Temasek selling Greentown stake to cash out of mainland property
Temasek Holdings, the investment arm of the Singapore government, is raising HK$1.3 billion from the sale of its entire stake in mainland property firm Greentown China Holdings, a term sheet sent to investors shows.
Temasek is divesting all of its publicly disclosed exposure to the mainland property market, even as analysts tip already buoyant real estate prices will continue to gain.
Temasek will sell 82.9 million shares, representing a 5.4 per cent stake in Greentown, for between HK$16.10 and HK$16.40 a share, according to the term sheet.

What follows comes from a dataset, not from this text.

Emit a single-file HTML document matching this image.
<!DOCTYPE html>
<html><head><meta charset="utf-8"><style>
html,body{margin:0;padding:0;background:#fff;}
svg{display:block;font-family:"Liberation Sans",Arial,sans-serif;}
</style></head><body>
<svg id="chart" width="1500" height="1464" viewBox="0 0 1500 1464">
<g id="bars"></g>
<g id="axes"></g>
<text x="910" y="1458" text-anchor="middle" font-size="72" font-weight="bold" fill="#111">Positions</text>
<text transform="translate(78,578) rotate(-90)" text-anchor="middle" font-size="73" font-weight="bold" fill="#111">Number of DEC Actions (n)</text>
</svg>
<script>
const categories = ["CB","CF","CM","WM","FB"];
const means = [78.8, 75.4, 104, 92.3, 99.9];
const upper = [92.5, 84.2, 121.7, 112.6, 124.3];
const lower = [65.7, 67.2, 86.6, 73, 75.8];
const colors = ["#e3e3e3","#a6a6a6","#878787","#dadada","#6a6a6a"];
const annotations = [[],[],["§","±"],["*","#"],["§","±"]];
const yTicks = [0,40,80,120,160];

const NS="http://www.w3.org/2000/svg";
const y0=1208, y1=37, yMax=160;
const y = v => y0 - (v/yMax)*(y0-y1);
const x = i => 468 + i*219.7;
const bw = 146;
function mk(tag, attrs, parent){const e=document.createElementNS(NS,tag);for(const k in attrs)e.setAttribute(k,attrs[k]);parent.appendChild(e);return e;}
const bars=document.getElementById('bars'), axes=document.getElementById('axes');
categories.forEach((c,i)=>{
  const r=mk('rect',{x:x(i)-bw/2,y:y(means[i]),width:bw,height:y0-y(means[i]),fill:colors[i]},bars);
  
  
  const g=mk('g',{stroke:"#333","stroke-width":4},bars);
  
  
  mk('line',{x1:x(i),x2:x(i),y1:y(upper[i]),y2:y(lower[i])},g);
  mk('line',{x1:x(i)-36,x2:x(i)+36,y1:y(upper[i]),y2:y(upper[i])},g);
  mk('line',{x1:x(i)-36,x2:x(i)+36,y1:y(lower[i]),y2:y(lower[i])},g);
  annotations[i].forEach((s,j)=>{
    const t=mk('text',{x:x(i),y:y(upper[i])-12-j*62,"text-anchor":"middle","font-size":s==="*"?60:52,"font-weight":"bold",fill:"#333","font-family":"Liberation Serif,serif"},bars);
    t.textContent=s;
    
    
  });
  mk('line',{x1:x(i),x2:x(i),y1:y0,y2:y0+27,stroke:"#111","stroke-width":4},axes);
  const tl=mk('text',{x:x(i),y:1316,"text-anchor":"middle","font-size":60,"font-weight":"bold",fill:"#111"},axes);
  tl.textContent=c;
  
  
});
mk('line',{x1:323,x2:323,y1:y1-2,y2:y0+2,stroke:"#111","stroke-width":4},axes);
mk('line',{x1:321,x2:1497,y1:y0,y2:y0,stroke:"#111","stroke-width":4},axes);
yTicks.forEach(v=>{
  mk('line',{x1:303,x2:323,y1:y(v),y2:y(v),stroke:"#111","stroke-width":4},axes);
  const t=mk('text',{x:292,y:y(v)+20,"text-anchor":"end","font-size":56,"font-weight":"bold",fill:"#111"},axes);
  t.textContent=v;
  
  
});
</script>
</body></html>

The shares closed at HK$17.40 yesterday.
Greentown shares have gained 20 per cent this year, surpassing the 17.6 per cent rise in the Hang Seng Index.
Temasek bought into Greentown at its 2006 initial public offering at HK$8.22 each.

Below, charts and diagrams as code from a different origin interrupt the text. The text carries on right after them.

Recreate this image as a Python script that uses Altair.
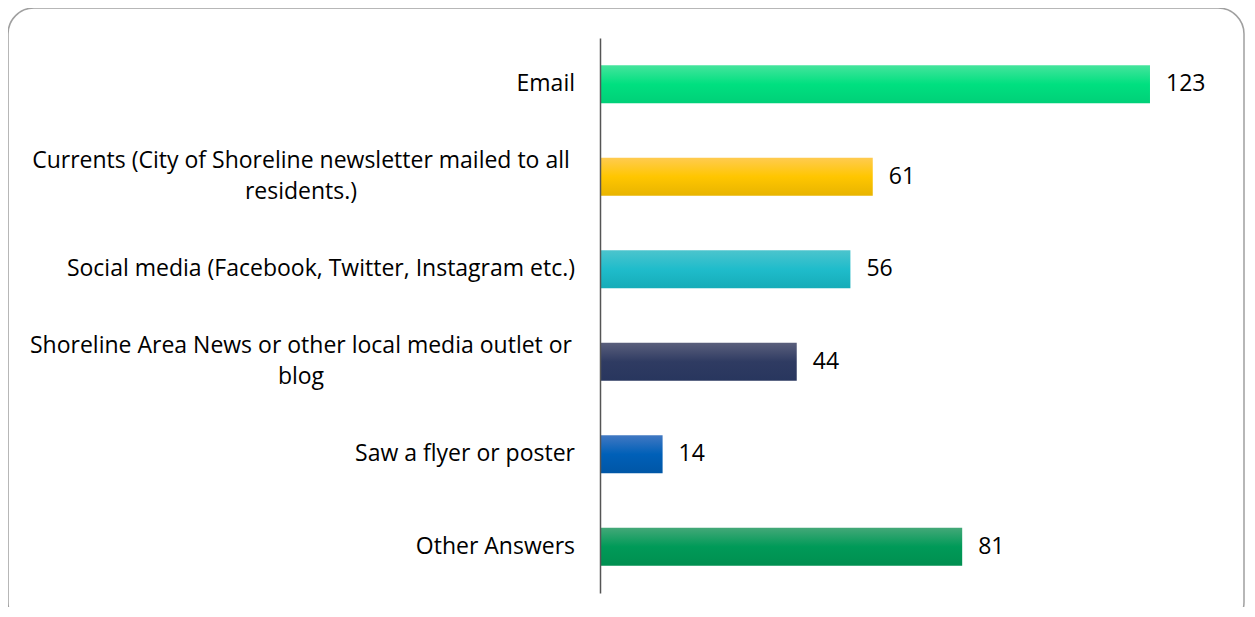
import altair as alt
import pandas as pd

categories = ["Email",
              "Currents (City of Shoreline newsletter mailed to all residents.)",
              "Social media (Facebook, Twitter, Instagram etc.)",
              "Shoreline Area News or other local media outlet or blog",
              "Saw a flyer or poster",
              "Other Answers"]
values = [123, 61, 56, 44, 14, 81]
single_labels = ["Email", "Social media (Facebook, Twitter, Instagram etc.)",
                 "Saw a flyer or poster", "Other Answers"]
multi_labels = {
    "Currents (City of Shoreline newsletter mailed to all residents.)":
        ["Currents (City of Shoreline newsletter mailed to all", "residents.)"],
    "Shoreline Area News or other local media outlet or blog":
        ["Shoreline Area News or other local media outlet or", "blog"],
}
gradients = [
    ["#45e49c", "#00e080", "#00d078"],
    ["#ffcb50", "#ffc600", "#e8b400"],
    ["#4cc4cd", "#1fbccb", "#16acb8"],
    ["#5a5f7c", "#2f3b62", "#28365e"],
    ["#4178c2", "#0060b8", "#0056a6"],
    ["#43a878", "#009a58", "#008f50"],
]

df = pd.DataFrame({"cat": categories, "val": values})
FONT = "Open Sans"
FS = 23

yscale = alt.Scale(domain=categories, paddingInner=0.59, paddingOuter=0.295)
xscale = alt.Scale(domain=[0, 140], nice=False)

border = alt.Chart(alt.Data(values=[{"a": 1}])).mark_rect(
    fill="transparent", stroke="#a0a0a0", strokeWidth=1.5, cornerRadius=26
).encode(x=alt.value(-592), x2=alt.value(644), y=alt.value(-30), y2=alt.value(590))

axis_layer = alt.Chart(df).mark_bar(opacity=0).encode(
    x=alt.X("val:Q", scale=xscale, axis=None),
    y=alt.Y("cat:N", scale=yscale, sort=categories,
            axis=alt.Axis(labels=False, ticks=False, title=None, grid=False,
                          domainColor="#555555", domainWidth=1.5, zindex=1)),
)

bars = []
for c, g in zip(categories, gradients):
    grad = alt.Gradient(gradient="linear", x1=0, x2=0, y1=0, y2=1,
                        stops=[alt.GradientStop(color=g[0], offset=0),
                               alt.GradientStop(color=g[1], offset=0.5),
                               alt.GradientStop(color=g[2], offset=1)])
    bars.append(alt.Chart(df).transform_filter(alt.datum.cat == c).mark_bar(fill=grad).encode(
        x=alt.X("val:Q", scale=xscale),
        y=alt.Y("cat:N", scale=yscale, sort=categories),
    ))

value_text = alt.Chart(df).mark_text(align="left", baseline="middle", dx=16,
                                     font=FONT, fontSize=FS, color="#000000").encode(
    x=alt.X("val:Q", scale=xscale),
    y=alt.Y("cat:N", scale=yscale, sort=categories),
    text="val:Q",
)

single_df = pd.DataFrame({"cat": single_labels, "txt": single_labels})
single_text = alt.Chart(single_df).mark_text(align="right", baseline="middle",
                                             font=FONT, fontSize=FS, color="#000000").encode(
    x=alt.value(-25),
    y=alt.Y("cat:N", scale=yscale, sort=categories),
    text="txt:N",
)

multi_rows = [{"cat": k, "txt": v} for k, v in multi_labels.items()]
multi_text = alt.Chart(alt.Data(values=multi_rows)).mark_text(
    align="center", baseline="middle", lineHeight=31, dy=-15.5,
    font=FONT, fontSize=FS, color="#000000").encode(
    x=alt.value(-299),
    y=alt.Y("cat:N", scale=yscale, sort=categories),
    text=alt.Text("txt:N"),
)

chart = alt.layer(border, axis_layer, *bars, value_text, single_text, multi_text).properties(
    width=626, height=555,
    padding={"left": 592, "top": 30, "right": 20, "bottom": 14},
    autosize=alt.AutoSizeParams(type="none"),
).configure_view(stroke=None)

chart.save("out.html", embed_options={"renderer": "svg", "actions": False})
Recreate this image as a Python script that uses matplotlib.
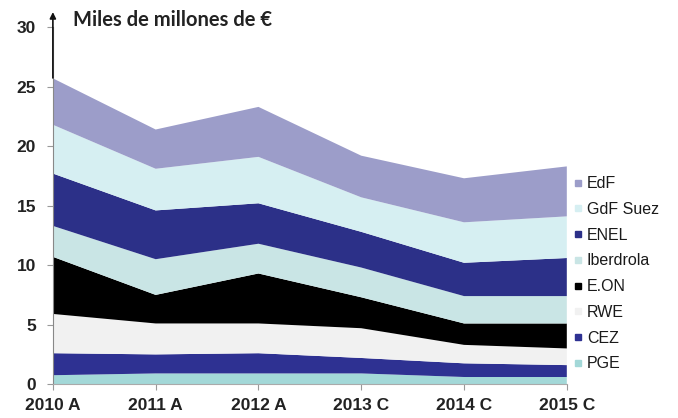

Selling the shares at the highest end of the indicative range would net Temasek HK$678 million on its investment, or a 99.5 per cent gain.

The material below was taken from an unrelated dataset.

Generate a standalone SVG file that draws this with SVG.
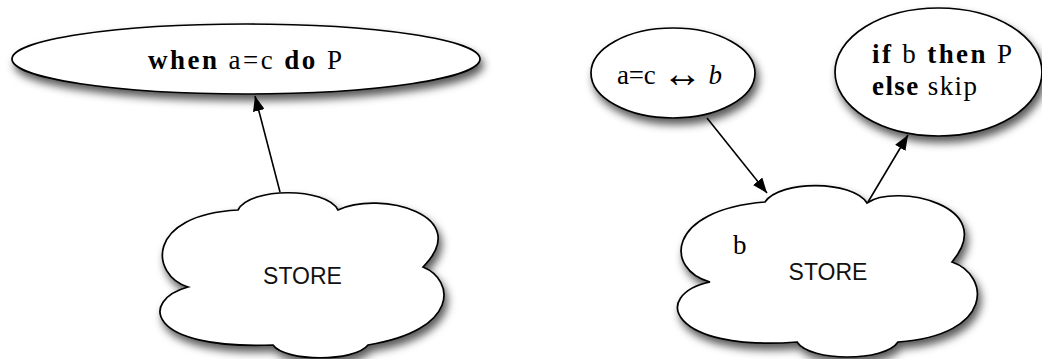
<svg xmlns="http://www.w3.org/2000/svg" width="1042" height="359" viewBox="0 0 1042 359">
<style>
.shape{fill:#fff;stroke:#000;stroke-width:1.7;filter:url(#sh)}
.serif{font-family:"Liberation Serif","Times New Roman",serif;font-size:27px;fill:#000}
.sans{font-family:"Liberation Sans",Arial,sans-serif;font-size:23px;fill:#111}
.b{font-weight:bold}
.arr{font-family:"Liberation Serif",serif;font-size:40px}
.conn{stroke:#000;stroke-width:1.6;fill:none;marker-end:url(#ah)}
</style>
<defs>
<filter id="sh" x="-20%" y="-20%" width="140%" height="150%">
<feDropShadow dx="3" dy="6" stdDeviation="4" flood-color="#000" flood-opacity="0.65"/>
</filter>
<marker id="ah" markerUnits="userSpaceOnUse" markerWidth="16" markerHeight="12" refX="15" refY="6" orient="auto">
<path d="M0,0 L15,6 L0,12 Z" fill="#000"/>
</marker>
</defs>
<g id="when-node">
<ellipse class="shape" cx="246" cy="59" rx="234" ry="35"/>
<text class="serif" x="148" y="69" textLength="194" lengthAdjust="spacing"><tspan class="b">when</tspan> a=c <tspan class="b">do</tspan> P</text>
</g>
<g id="store-left">
<path class="shape" d="M238,210 C250,187 326,187 338,210 C380,190 475,215 423,267 C455,280 460,330 368,345 C355,362 285,362 273,345 C145,350 140,300 188,287 C150,275 145,215 238,210 Z"/>
<text class="sans" x="302.5" y="284" text-anchor="middle">STORE</text>
</g>
<g id="equiv-node">
<ellipse class="shape" cx="673" cy="73" rx="82" ry="45"/>
<text class="serif" x="617" y="84" textLength="105" lengthAdjust="spacing">a=c <tspan class="arr" dy="3">↔</tspan> <tspan font-style="italic" dy="-3">b</tspan></text>
</g>
<g id="if-node">
<ellipse class="shape" cx="938.5" cy="72" rx="103.5" ry="64"/>
<text class="serif" x="872" y="63" textLength="140" lengthAdjust="spacing"><tspan class="b">if</tspan> b <tspan class="b">then</tspan> P</text>
<text class="serif" x="872" y="95" textLength="105" lengthAdjust="spacing"><tspan class="b">else</tspan> skip</text>
</g>
<g id="store-right">
<path class="shape" d="M765,202 C780,180 852,180 867,203 C895,183 1000,205 952,262 C990,275 995,335 898,342 C885,362 810,362 797,342 C670,352 650,295 710,282 C665,270 665,210 765,202 Z"/>
<text class="serif" x="733" y="254">b</text>
<text class="sans" x="828" y="280" text-anchor="middle">STORE</text>
</g>
<g id="connectors">
<line class="conn" x1="280" y1="192" x2="255" y2="96"/>
<line class="conn" x1="707" y1="118" x2="767" y2="193"/>
<line class="conn" x1="868" y1="202" x2="908" y2="135"/>
</g>
</svg>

Temasek's 5.4 per cent stake made it Greentown's fourth-largest shareholder, a position now taken over by US private equity firm Warburg Pincus, which holds 5 per cent.
Greentown chairman and founder Song Weiping is the largest shareholder with a 32 per cent stake, followed by chief executive Shu Bainian, who holds 25 per cent, and Lehman Brothers with 7 per cent.
Temasek raised HK$951 million in November when it sold down its stake in Hopson Development Holdings. The fund had held 75 million shares, or a 5.9 per cent stake.
The investment vehicle is cashing out at a peak for mainland real estate.
'The mainland property sector will continue to outperform because demand cannot be met by supply,' said Christina Ngai, an analyst at Sun Hung Kai Financial. 'Developers have announced continued growth in the first half, proving the sector's strength.'
Daiwa Institute analyst Stone Shi expects mainland property plays to hit record highs by year-end on earnings momentum and the yuan's appreciation.